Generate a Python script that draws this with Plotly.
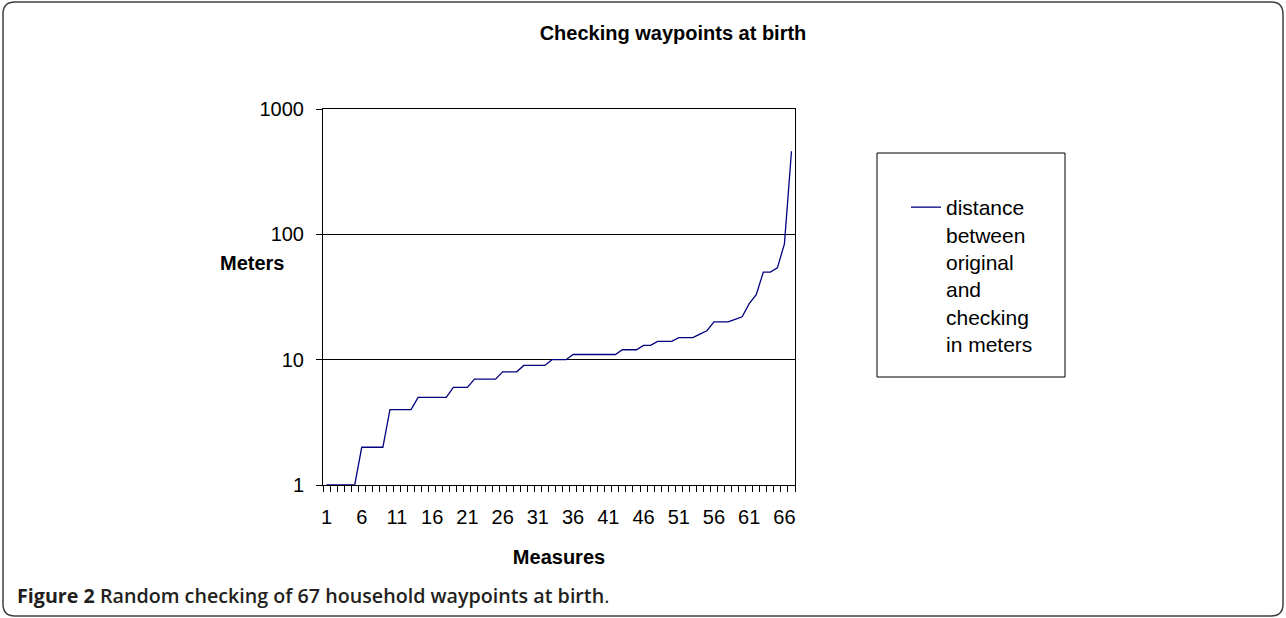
import plotly.graph_objects as go

# Data
measures = list(range(1, 68))
meters = ([1] * 5 + [2] * 4 + [4] * 4 + [5] * 5 + [6] * 3 + [7] * 4 + [8] * 3 + [9] * 4 +
          [10] * 3 + [11] * 7 + [12] * 3 + [13] * 2 + [14] * 3 + [15] * 3 + [16, 17] +
          [20] * 3 + [21, 22, 28, 33, 50, 50, 54, 84, 460])
x_tick_vals = list(range(1, 67, 5))
x_tick_text = [str(v) for v in x_tick_vals]
y_tick_vals = [1, 10, 100, 1000]
y_tick_text = ["1", "10", "100", "1000"]
series_name = "distance<br>between<br>original<br>and<br>checking<br>in meters"
chart_title = "Checking waypoints at birth"
caption_bold = "Figure 2"
caption_rest = "Random checking of 67 household waypoints at birth"

W, H = 1286, 618
L, R, T, B = 323, 795, 109, 485  # plot area in pixels


def px(x):
    return (x - L) / (R - L)


def py(y):
    return (B - y) / (B - T)


FONT = "Liberation Sans, Arial, sans-serif"

fig = go.Figure()
fig.add_trace(go.Scatter(
    x=measures, y=meters, mode="lines", name=series_name,
    line=dict(color="#000080", width=1.3),
))

fig.update_layout(
    width=W, height=H,
    margin=dict(l=L, r=W - R, t=T, b=H - B, pad=0),
    paper_bgcolor="white", plot_bgcolor="white",
    font=dict(family=FONT, size=20, color="black"),
    showlegend=True,
    legend=dict(
        x=px(906), y=py(187), xanchor="left", yanchor="top",
        bgcolor="rgba(0,0,0,0)", borderwidth=0, valign="top",
        font=dict(family=FONT, size=21, color="black"),
    ),
    title=dict(text="<b>" + chart_title + "</b>", x=673 / W, xanchor="center",
               y=1 - 33 / H, yanchor="middle",
               font=dict(family=FONT, size=20, color="black")),
)

fig.update_xaxes(
    range=[0.5, 67.5], tickmode="array", tickvals=x_tick_vals, ticktext=x_tick_text,
    ticks="", showgrid=False, zeroline=False,
    showline=True, linecolor="black", linewidth=1, mirror=True,
    minor=dict(ticks="outside", tick0=0.5, dtick=1, ticklen=6, tickcolor="black",
               tickwidth=1, showgrid=False),
    ticklabelstandoff=14,
    title=dict(text="<b>Measures</b>", standoff=22,
               font=dict(family=FONT, size=20, color="black")),
)
fig.update_yaxes(
    type="log", range=[0, 3], tickmode="array", tickvals=y_tick_vals, ticktext=y_tick_text,
    ticks="outside", ticklen=6, tickcolor="black",
    showgrid=True, gridcolor="black", gridwidth=1, zeroline=False,
    showline=True, linecolor="black", linewidth=1, mirror=True,
    ticklabelstandoff=8,
)

# y-axis label (horizontal, like the reference)
fig.add_annotation(text="<b>Meters</b>", xref="paper", yref="paper",
                   x=px(252), y=py(263), xanchor="center", yanchor="middle",
                   showarrow=False, font=dict(family=FONT, size=20, color="black"))

# legend frame
fig.add_shape(type="rect", xref="paper", yref="paper",
              x0=px(877), x1=px(1065), y0=py(153), y1=py(377),
              line=dict(color="black", width=1), fillcolor="rgba(0,0,0,0)")

# caption
fig.add_annotation(text="<b>" + caption_bold + "</b> " + caption_rest + "<span style='font-weight:400'>.</span>",
                   xref="paper", yref="paper", x=px(15), y=py(595),
                   xanchor="left", yanchor="middle", showarrow=False,
                   font=dict(family="Open Sans, sans-serif", size=19.7, color="#231f20", weight=600))

# rounded outer frame
x0, x1, y0, y1, r = 3, 1283, 2, 616, 12
path = (f"M {px(x0 + r)},{py(y0)} L {px(x1 - r)},{py(y0)} Q {px(x1)},{py(y0)} {px(x1)},{py(y0 + r)} "
        f"L {px(x1)},{py(y1 - r)} Q {px(x1)},{py(y1)} {px(x1 - r)},{py(y1)} "
        f"L {px(x0 + r)},{py(y1)} Q {px(x0)},{py(y1)} {px(x0)},{py(y1 - r)} "
        f"L {px(x0)},{py(y0 + r)} Q {px(x0)},{py(y0)} {px(x0 + r)},{py(y0)} Z")
fig.add_shape(type="path", xref="paper", yref="paper", path=path,
              line=dict(color="#404040", width=1.5), fillcolor="rgba(0,0,0,0)")

fig.write_html("out.html", config={"displayModeBar": False},
               post_script="document.body.style.margin='0';document.body.style.overflow='hidden';")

WORK REQUIRED: Take the material above from its first line through the line holding "checking of 67" and set it down exactly, without the pictures.

FINAL RESULT:
Generate a Python script that draws this with Plotly.
import plotly.graph_objects as go

# Data
measures = list(range(1, 68))
meters = ([1] * 5 + [2] * 4 + [4] * 4 + [5] * 5 + [6] * 3 + [7] * 4 + [8] * 3 + [9] * 4 +
          [10] * 3 + [11] * 7 + [12] * 3 + [13] * 2 + [14] * 3 + [15] * 3 + [16, 17] +
          [20] * 3 + [21, 22, 28, 33, 50, 50, 54, 84, 460])
x_tick_vals = list(range(1, 67, 5))
x_tick_text = [str(v) for v in x_tick_vals]
y_tick_vals = [1, 10, 100, 1000]
y_tick_text = ["1", "10", "100", "1000"]
series_name = "distance<br>between<br>original<br>and<br>checking<br>in meters"
chart_title = "Checking waypoints at birth"
caption_bold = "Figure 2"
caption_rest = "Random checking of 67 household waypoints at birth"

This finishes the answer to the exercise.